No. 4.—About Jack Frost.
BY W. J. ROLFE, A.M.
With the single exception of water, all substances expand, or become larger, when heated, and contract, or become smaller, when cooled. This is seen in metals better than in most other bodies. An iron ball which when cold will just pass through a certain ring will not do so after being put in boiling water. The tires of carriage wheels before being put on are heated in a fire, in order that their contraction in cooling may make them bind more tightly. On a railroad a little space is left between the ends of the rails to allow them to expand. If this were not done, their lengthening in hot weather would bend them outward or inward, so that they would not be exactly parallel, and this might be the cause of serious accidents. It has been proved that Bunker Hill Monument—a granite pile 220 feet high—is bent to one side by the expanding of the opposite side when the sun shines upon it; and similar changes must take place in every tower, or steeple, or other tall structure exposed to the sun's rays.
The least change in the temperature of any material produces a change in its size, though not in its weight; and if one part is heated or cooled more than another, the shape of the whole must be somewhat altered.
Water contracts until it is cooled down to 40 degrees Fahrenheit—that is, 40 degrees of our common thermometers, or 8 degrees above the freezing-point—and then it expands until it freezes. This is a wise provision of nature. If water kept on contracting with cold, it would begin to freeze at the bottom, where the coldest portions of it would settle by their weight, and this would go on until it was all frozen, so that in winter our lakes and rivers would become solid masses of ice. This would kill all fishes and other animals in the water, and all the heat of summer would not suffice to liquefy these great bodies of ice. As it is, the water begins to freeze at the surface, and the layer of ice keeps the water below it from freezing; for though the ice is itself cold, a wall of it will keep out the cold as well as a wall of stone or brick.

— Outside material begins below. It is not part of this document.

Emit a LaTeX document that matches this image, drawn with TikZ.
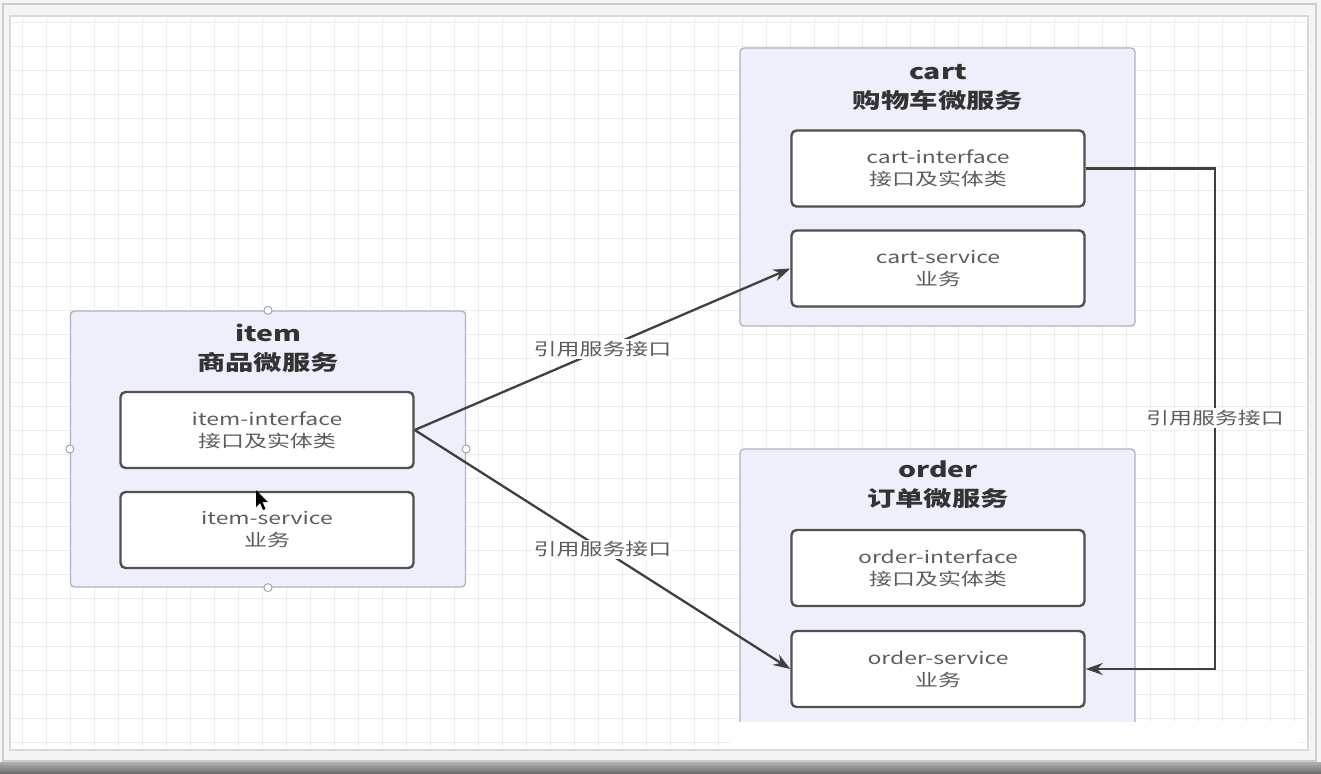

The force with which water expands in freezing is almost irresistible. The freezing of half a gill of water in a confined space will lift a weight of several tons. A thick iron bomb-shell filled with water will be split open by the freezing of the liquid as it would be by a charge of gunpowder. In winter the water-pipes in our houses are often burst by the freezing of their contents. In some parts of England advantage is taken of this property of water in the slate quarries. Large blocks of slate are placed where the rain will fall upon their edges. The water works its way between the layers, freezes, and splits the mass into thin plates.
Jack Frost has done a good deal of this rock-splitting on his own account. A large part of the soil of our world has been made by the freezing of water in the cracks and crevices of rocks. Mountains have thus been rent asunder and pulverized, and the work goes on every winter. And after the soil has been formed, it is broken up and crumbled by the action of frosts and thaws. Jack Frost is a good helper to the ploughman and the farmer.
He works also on a grander scale than this. In many parts of the earth, as you know, there are great rivers of ice called glaciers. They not only look like rivers, but they flow like them, though so slowly that we can not see the motion. In the course of a year they move only a few hundred feet, but with mighty force, grinding the sides and bottom of the valley as they go, breaking off huge masses of rock, and bearing them along, together with smaller stones, earth, and mud. Thus they are gradually tearing down the hills and filling up the valleys.
Ages ago vast glaciers swept in this way over a large portion of the Northern hemisphere, and in many places we can see how they ground and scratched the sides of mountains and surfaces of rocks on their way. The big stones known as "bowlders" that abound in many parts of the country were brought and dropped by these moving masses of ice, and in some cases we can tell just where they came from, perhaps hundreds of miles away.